We accessed statistical epistasis by testing the variants within the RET and NRG1 with their corresponding lead variants, where the logistic regression is applied. To test the models with different interactive mechanisms among risk alleles, the following four epistasis models are proposed:


Phase-independent

$$ {\text{logit}}\;p_{i} = \alpha_{0} + \alpha_{1} PC1i + \alpha_{2} PC2i + \gamma_{1} A_{i}^{lead} + \gamma_{2} D_{i}^{lead} + \gamma_{3} A_{i}^{j} + \gamma_{4} D_{i}^{j} + \beta_{1} A_{i}^{lead} A_{i}^{j} $$
(3)

Cis

$$ {\text{logit}}\;p_{i} = \alpha_{0} + \alpha_{1} PC1i + \alpha_{2} PC2i + \gamma_{1} A_{i}^{lead} + \gamma_{2} D_{i}^{lead} + \gamma_{3} A_{i}^{j} + \gamma_{4} D_{i}^{j} + \beta_{1} (H_{i}^{lead,1} H_{i}^{j,1} + H_{i}^{lead,2} H_{i}^{j,2} ) $$
(4)

Trans

$$ {\text{logit}}\;p_{i} = \alpha_{0} + \alpha_{1} PC1i + \alpha_{2} PC2i + \gamma_{1} A_{i}^{lead} + \gamma_{2} D_{i}^{lead} + \gamma_{3} A_{i}^{j} + \gamma_{4} D_{i}^{j} + \beta_{1} (H_{i}^{lead,1} H_{i}^{j,2} + H_{i}^{lead,2} H_{i}^{j,1} ) $$
(5)

C&T

$$ {\text{logit}}\;p_{i} = \alpha_{0} + \alpha_{1} PC1i + \alpha_{2} PC2i + \gamma_{1} A_{i}^{lead} + \gamma_{2} D_{i}^{lead} + \gamma_{3} A_{i}^{j} + \gamma_{4} D_{i}^{j} + \beta_{1} (H_{i}^{lead,1} H_{i}^{j,1} + H_{i}^{lead,2} H_{i}^{j,2} ) + \beta_{2} (H_{i}^{lead,1} H_{i}^{j,2} + H_{i}^{lead,2} H_{i}^{j,1} ) $$
(6)

where \(A_{i}^{j}\) and \(D_{i}^{j}\) denote the additive and dominant effect respectively of variant j for sample i, and \(H_{i}^{j,1}\) and \(H_{i}^{j,2}\) denote the haplotypes for the same variants, with \(H_{i}^{j,1} + H_{i}^{j,lead} = A_{i}^{j}\). \(A_{i}^{lead} ,\;D_{i}^{lead} ,\;H_{i}^{lead,1} ,H_{i}^{lead,2}\) denote the equivalent for the lead variant, and pi is the probability of having the disease. The statistical significance for the epistasis effect is obtained through the LRTs by comparing each epistasis model with the base model defined as following:

$$ {\text{logit}}\;p_{i} = \alpha_{0} + \alpha_{1} PC1i + \alpha_{2} PC2i + \gamma_{1} A_{i}^{lead} + \gamma_{2} D_{i}^{lead} + \gamma_{3} A_{i}^{j} + \gamma_{4} D_{i}^{j} , $$

which corresponds to the chi-square test with 1 degree of freedom when compare additive, cis, and trans models to the base model, and the chi-square test with 2 degrees of freedom when compare the C&T model to the base model.

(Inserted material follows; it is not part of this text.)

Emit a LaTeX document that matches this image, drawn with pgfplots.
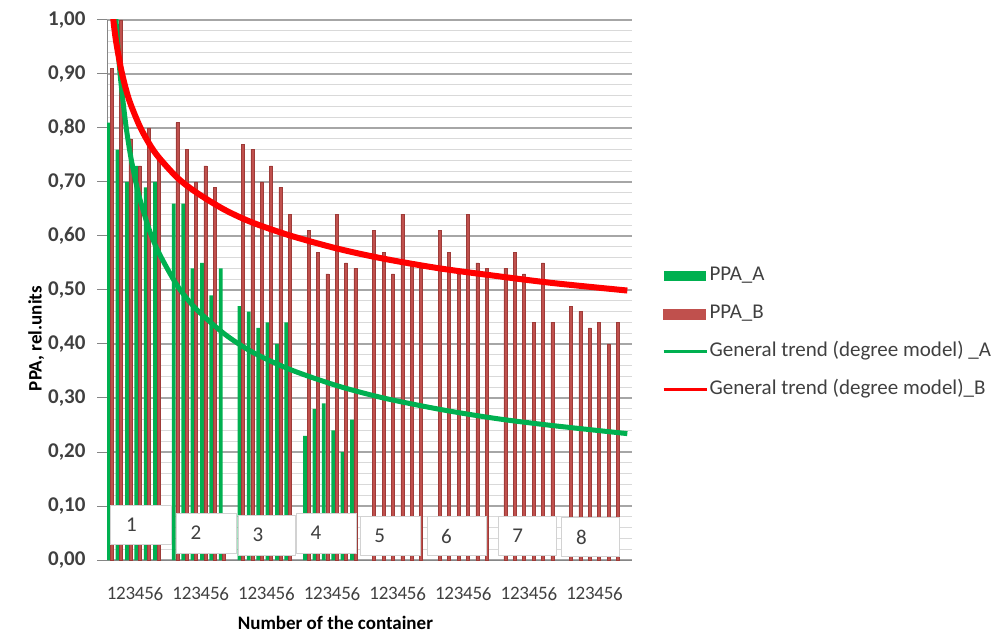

Replication analysis using Korean data

The Korean data was used to replicate our specific findings of epistasis effects with the phase-independent model. Recall that we identified 48 significant epistatic variants using the same model in the Chinese dataset, however, because of their high LDs and similar p-values, we could not identify the exact causal variant with the true epistasis effect. Therefore, in the replication analysis, we considered all the 48 epistatic variants in the epistasis analysis. In the Korean data, rs2505998 was used as a proxy for the RET lead variant which was not genotyped in the GWAS data, and the variants (rs2487918, rs11239767, rs2506034) were used as the three best proxy variants that can well represent the 48 epistatic variants based on the LDs. More detailed analysis can be found in the Supplemental methods.